There are strategies using existing technology that are far more likely to succeed.  They are also likely to save money and not add air pollution in any neighborhood.   The first step is not to decommission the trolley bus service now.  The current plan sets in motion a series of events that all increase pollution and temporary (they say) additional use of diesel power. Perhaps the worst aspect of the current plan is this : If the MBTA follows through on its plan to eliminate the existing 28 trolley buses, the bus fleet will be down by that number and other bus routes will suffer.

There’s a better choice, and the good news is that the T has already shown it can do it.  The MBTA’s own successful reconstruction of Huron Avenue and Trapelo Road while maintaining catenary power is the obvious precedent.  And, on Trapelo Road, highway dollars were used to rebuild the catenary.  Considerable flexibility in construction work could be achieved by a temporary loan of electric trolley buses from a sister agency.  To provide even better data on improved service, a loan of extended service trolley buses from Dayton, Ohio, would be a testing ground for the expansion of all-electric service to additional routes now using diesel buses.

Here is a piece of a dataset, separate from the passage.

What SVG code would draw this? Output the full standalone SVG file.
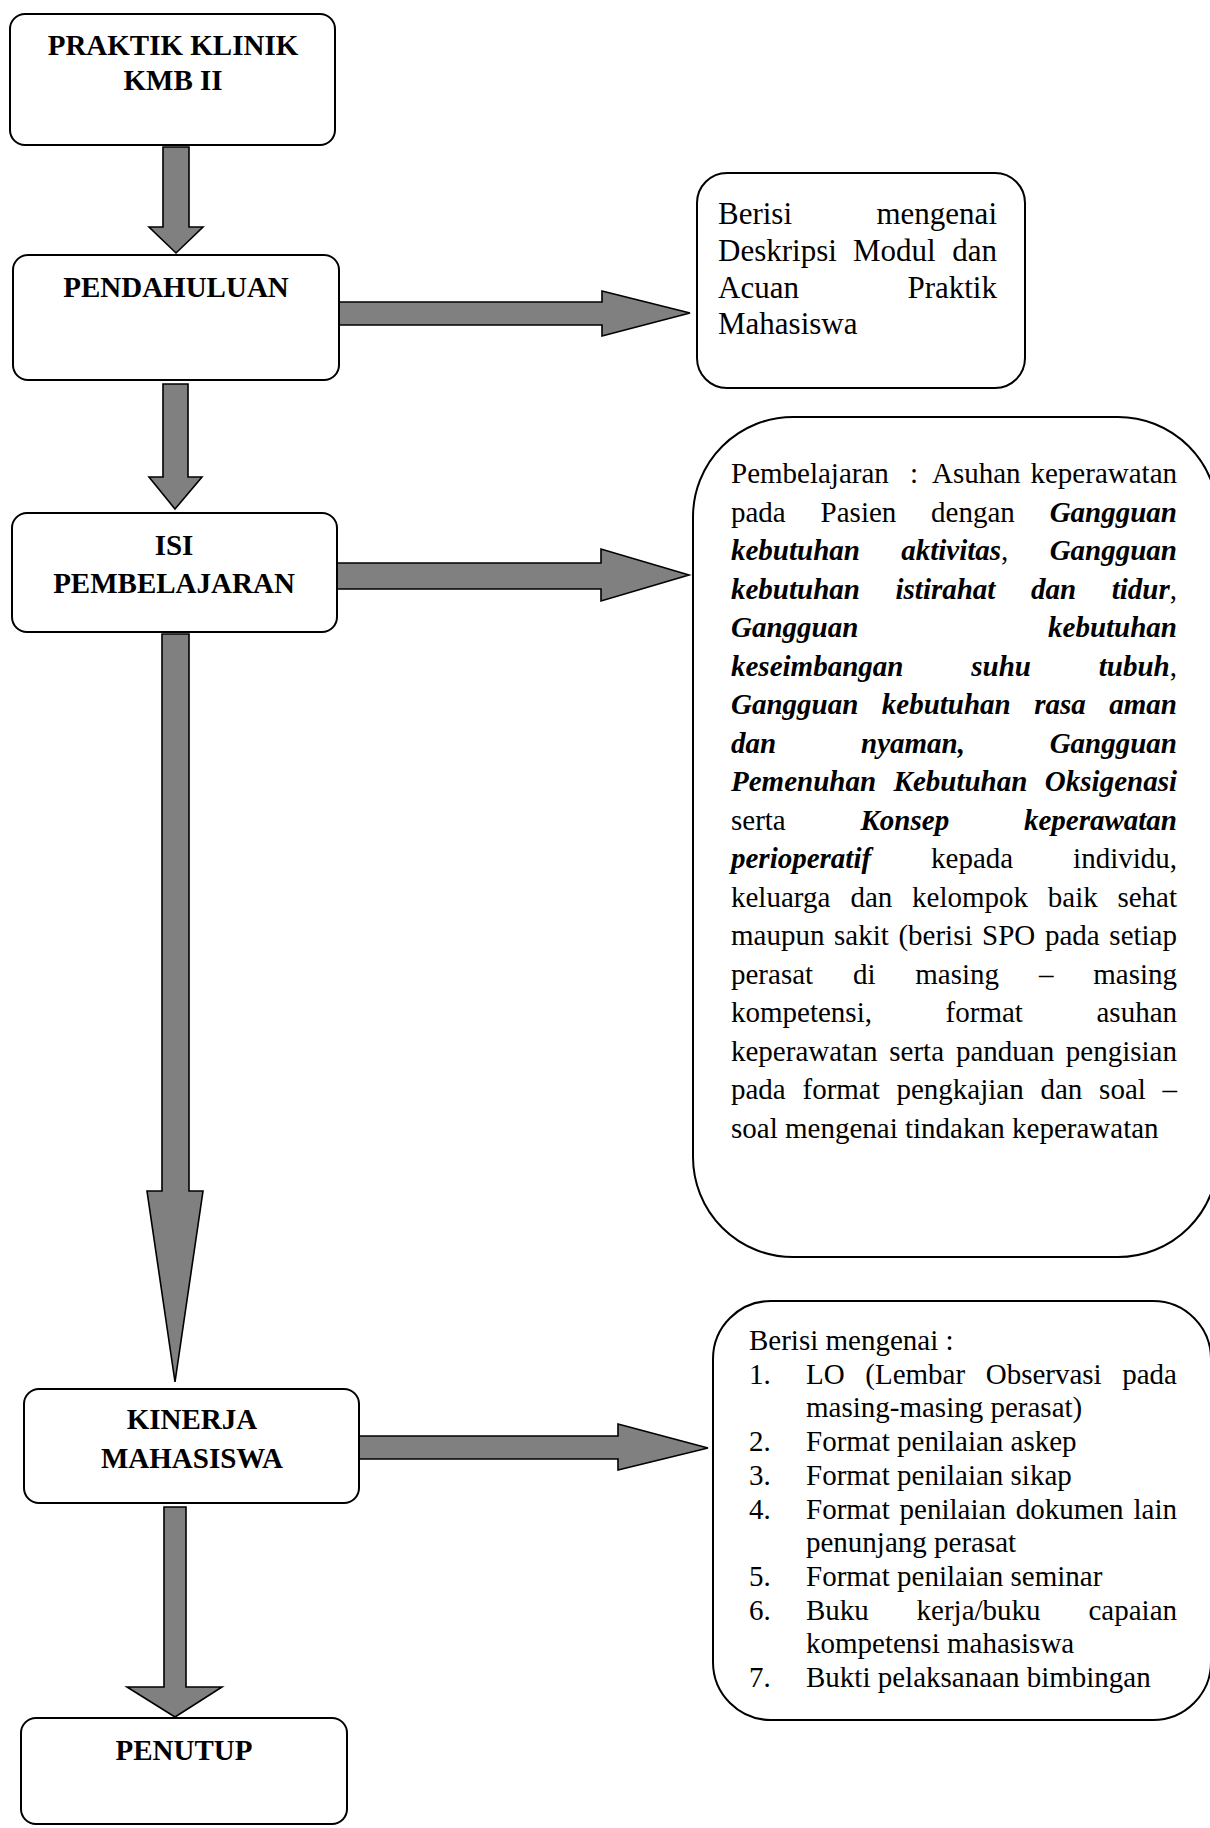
<svg xmlns="http://www.w3.org/2000/svg" width="1210" height="1828" viewBox="0 0 1210 1828">
<style>
.box{fill:#fff;stroke:#000;stroke-width:2}
.arr{fill:#808080;stroke:#000;stroke-width:1.6;stroke-linejoin:miter}
.t{font-family:"Liberation Serif","Times New Roman",serif;font-size:29px;fill:#000}
.b{font-weight:bold}
.c{text-anchor:middle}
.bi{font-weight:bold;font-style:italic}
.e{text-anchor:end}
.s31{font-size:31px}
</style>
<rect width="1210" height="1828" fill="#fff"/>
<g id="connectors">
<polygon class="arr" points="163,147 189,147 189,227 203,227 176,253 149,227 163,227"/>
<polygon class="arr" points="163,384 188,384 188,477 202,477 175,509 149,477 163,477"/>
<polygon class="arr" points="162,634 189,634 189,1191 203,1191 175,1382 147,1191 162,1191"/>
<polygon class="arr" points="164,1507 186,1507 186,1687 222,1687 175,1717 127,1687 164,1687"/>
<polygon class="arr" points="338,302 602,302 602,291 690,313 602,336 602,325 338,325"/>
<polygon class="arr" points="337,563 601,563 601,549 689,575 601,601 601,589 337,589"/>
<polygon class="arr" points="359,1436 618,1436 618,1424 708,1448 618,1470 618,1459 359,1459"/>
</g>
<g id="praktik">
<rect class="box" x="10" y="14" width="325" height="131" rx="15"/>
<text class="t b c" x="173" y="55">PRAKTIK KLINIK</text>
<text class="t b c" x="173" y="90">KMB II</text>
</g>
<g id="pendahuluan">
<rect class="box" x="13" y="255" width="326" height="125" rx="15"/>
<text class="t b c" x="176" y="297">PENDAHULUAN</text>
</g>
<g id="isi">
<rect class="box" x="12" y="513" width="325" height="119" rx="15"/>
<text class="t b c" x="174" y="555">ISI</text>
<text class="t b c" x="174" y="593">PEMBELAJARAN</text>
</g>
<g id="kinerja">
<rect class="box" x="24" y="1389" width="335" height="114" rx="15"/>
<text class="t b c" x="192" y="1429">KINERJA</text>
<text class="t b c" x="192" y="1468">MAHASISWA</text>
</g>
<g id="penutup">
<rect class="box" x="21" y="1718" width="326" height="106" rx="15"/>
<text class="t b c" x="184" y="1760">PENUTUP</text>
</g>
<g id="desc-pendahuluan">
<rect class="box" x="697" y="173" width="328" height="215" rx="30"/>
<text class="t s31" y="224"><tspan x="718">Berisi</tspan><tspan class="e" x="997">mengenai</tspan></text>
<text class="t s31" y="261"><tspan x="718">Deskripsi</tspan><tspan x="853">Modul</tspan><tspan class="e" x="997">dan</tspan></text>
<text class="t s31" y="298"><tspan x="718">Acuan</tspan><tspan class="e" x="997">Praktik</tspan></text>
<text class="t s31" x="718" y="334">Mahasiswa</text>
</g>
<g id="desc-isi">
<rect class="box" x="693" y="417" width="525" height="840" rx="100"/>
<text class="t" y="483"><tspan x="731">Pembelajaran</tspan><tspan x="910">:</tspan><tspan x="932">Asuhan</tspan><tspan class="e" x="1177">keperawatan</tspan></text>
<text class="t" y="521.5"><tspan x="731">pada</tspan><tspan x="820.6">Pasien</tspan><tspan x="931.1">dengan</tspan><tspan class="bi e" x="1177">Gangguan</tspan></text>
<text class="t" y="560"><tspan class="bi" x="731">kebutuhan</tspan><tspan class="bi" x="901.2">aktivitas</tspan><tspan>,</tspan><tspan class="bi e" x="1177">Gangguan</tspan></text>
<text class="t" y="598.5"><tspan class="bi" x="731">kebutuhan</tspan><tspan class="bi" x="895.5">istirahat</tspan><tspan class="bi" x="1031">dan</tspan><tspan class="e" x="1177"><tspan class="bi">tidur</tspan>,</tspan></text>
<text class="t" y="637"><tspan class="bi" x="731">Gangguan</tspan><tspan class="bi e" x="1177">kebutuhan</tspan></text>
<text class="t" y="675.5"><tspan class="bi" x="731">keseimbangan</tspan><tspan class="bi" x="971.3">suhu</tspan><tspan class="e" x="1177"><tspan class="bi">tubuh</tspan>,</tspan></text>
<text class="t bi" y="714"><tspan x="731">Gangguan</tspan><tspan x="881.8">kebutuhan</tspan><tspan x="1034.2">rasa</tspan><tspan class="e" x="1177">aman</tspan></text>
<text class="t bi" y="752.5"><tspan x="731">dan</tspan><tspan x="861">nyaman,</tspan><tspan class="e" x="1177">Gangguan</tspan></text>
<text class="t bi" y="791"><tspan x="731">Pemenuhan</tspan><tspan x="893.6">Kebutuhan</tspan><tspan class="e" x="1177">Oksigenasi</tspan></text>
<text class="t" y="829.5"><tspan x="731">serta</tspan><tspan class="bi" x="860.5">Konsep</tspan><tspan class="bi e" x="1177">keperawatan</tspan></text>
<text class="t" y="868"><tspan class="bi" x="731">perioperatif</tspan><tspan x="931.1">kepada</tspan><tspan class="e" x="1177">individu,</tspan></text>
<text class="t" y="906.5"><tspan x="731">keluarga</tspan><tspan x="850.5">dan</tspan><tspan x="912.1">kelompok</tspan><tspan x="1047.8">baik</tspan><tspan class="e" x="1177">sehat</tspan></text>
<text class="t" y="945"><tspan x="731">maupun</tspan><tspan x="834">sakit</tspan><tspan x="898.4">(berisi</tspan><tspan x="982.1">SPO</tspan><tspan x="1044.9">pada</tspan><tspan class="e" x="1177">setiap</tspan></text>
<text class="t" y="983.5"><tspan x="731">perasat</tspan><tspan x="852.9">di</tspan><tspan x="915.3">masing</tspan><tspan x="1038.9">–</tspan><tspan class="e" x="1177">masing</tspan></text>
<text class="t" y="1022"><tspan x="731">kompetensi,</tspan><tspan x="945.6">format</tspan><tspan class="e" x="1177">asuhan</tspan></text>
<text class="t" y="1060.5"><tspan x="731">keperawatan</tspan><tspan x="889.3">serta</tspan><tspan x="955.9">panduan</tspan><tspan class="e" x="1177">pengisian</tspan></text>
<text class="t" y="1099"><tspan x="731">pada</tspan><tspan x="802.5">format</tspan><tspan x="896.5">pengkajian</tspan><tspan x="1040.5">dan</tspan><tspan x="1099.1">soal</tspan><tspan class="e" x="1177">–</tspan></text>
<text class="t" x="731" y="1137.5">soal mengenai tindakan keperawatan</text>
</g>
<g id="desc-kinerja">
<rect class="box" x="713" y="1301" width="498" height="419" rx="58"/>
<text class="t" x="749" y="1350">Berisi mengenai :</text>
<text class="t" y="1383.7"><tspan x="749">1.</tspan><tspan x="806">LO</tspan><tspan x="865.3">(Lembar</tspan><tspan x="985.7">Observasi</tspan><tspan class="e" x="1177">pada</tspan></text>
<text class="t" x="806" y="1417.4">masing-masing perasat)</text>
<text class="t" y="1451.1"><tspan x="749">2.</tspan><tspan x="806">Format penilaian askep</tspan></text>
<text class="t" y="1484.8"><tspan x="749">3.</tspan><tspan x="806">Format penilaian sikap</tspan></text>
<text class="t" y="1518.5"><tspan x="749">4.</tspan><tspan x="806">Format</tspan><tspan x="899.6">penilaian</tspan><tspan x="1015.7">dokumen</tspan><tspan class="e" x="1177">lain</tspan></text>
<text class="t" x="806" y="1552.2">penunjang perasat</text>
<text class="t" y="1585.9"><tspan x="749">5.</tspan><tspan x="806">Format penilaian seminar</tspan></text>
<text class="t" y="1619.6"><tspan x="749">6.</tspan><tspan x="806">Buku</tspan><tspan x="916.6">kerja/buku</tspan><tspan class="e" x="1177">capaian</tspan></text>
<text class="t" x="806" y="1653.3">kompetensi mahasiswa</text>
<text class="t" y="1687"><tspan x="749">7.</tspan><tspan x="806">Bukti pelaksanaan bimbingan</tspan></text>
</g>
</svg>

“Traction-power” has come a long way since I rode the Watertown bus in 1966.  Back then, the MBTA knew that it delayed service when the poles went off the wires.  But that problem has been solved years ago elsewhere, and the MBTA can still catch up.  Now is the chance for the MBTA to lead us into the future of electric power.  Maintaining the trolley wires for in-motion charging buses is a cost-effective strategy to realize more reliable and less-polluting public transportation in Boston.

Ken Kruckemeyer is a transportation strategist who lives in Boston and works internationally.  He was project manager for the design of the Southwest Corridor rail transit and park construction from 1973 to 1982, and associate commissioner for highway engineering at the Massachusetts Department of Public Works from 1983 to 1991.